Industrial Production rose 0.3% in December, while manufacturing production rose 1.1%. Capacity Utilization ticked up to 78.7%. Motor vehicles and construction products drove the increase.

 

Consumer sentiment plunged in early January according to the University of Michigan consumer sentiment survey. Whether this is shutdown driven or not is anyone’s guess, but it does add fuel to the argument that the Fed went too far in 2018. The big change – future expectations.

 

consumer sentiment

 

China’s growth has slowed to the lowest levels in almost 3 decades – falling to 6.4% in the fourth quarter. The government does have some levers to push, however the bigger concern is their real estate bubble, which is vulnerable. Consumer spending is also decelerating as well, albeit from a torrid pace. The biggest effect on the US would be to hold a lid on interest rate increases and to slow down global growth. The effect of a Chinese recession will probably have the same sort of effect that Japan had in 1990 – depressing global growth, lowering import prices and allowing countries to grow without goods and services inflation.

 

The FHFA is not going to defend the constitutionality of its structure. The Fifth Circuit ruled in July that the FHFA is unconstitutional in that it has too much power and violates the separation of powers. The previous head of FHFA – Mel Watt – planned to appeal the decision, however the Trump Administration agrees with the ruling and will not contest it.

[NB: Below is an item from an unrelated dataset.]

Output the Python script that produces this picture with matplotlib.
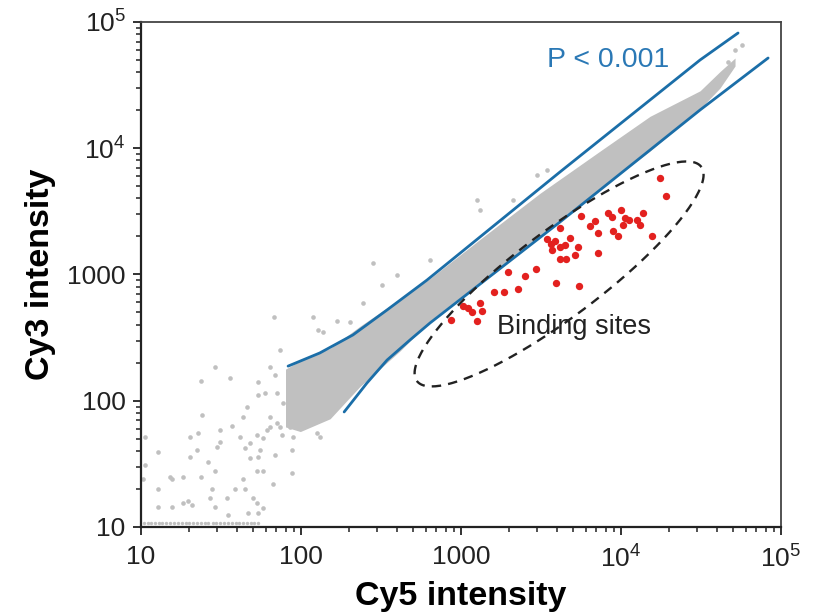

The decision from the Fifth also ruled that the government’s current net worth sweep (in other words, all profits from the GSEs go straight to Treasury) is Constitutional. So, basically the net effect would maintain the current structure, but also allow the President to fire the head of the FHFA at will.

 

Note that Mark Calabria (the Trump nominee to run FHFA) is not a huge fan of securitization in general and all of the general subsidies the government puts in the US residential real estate market.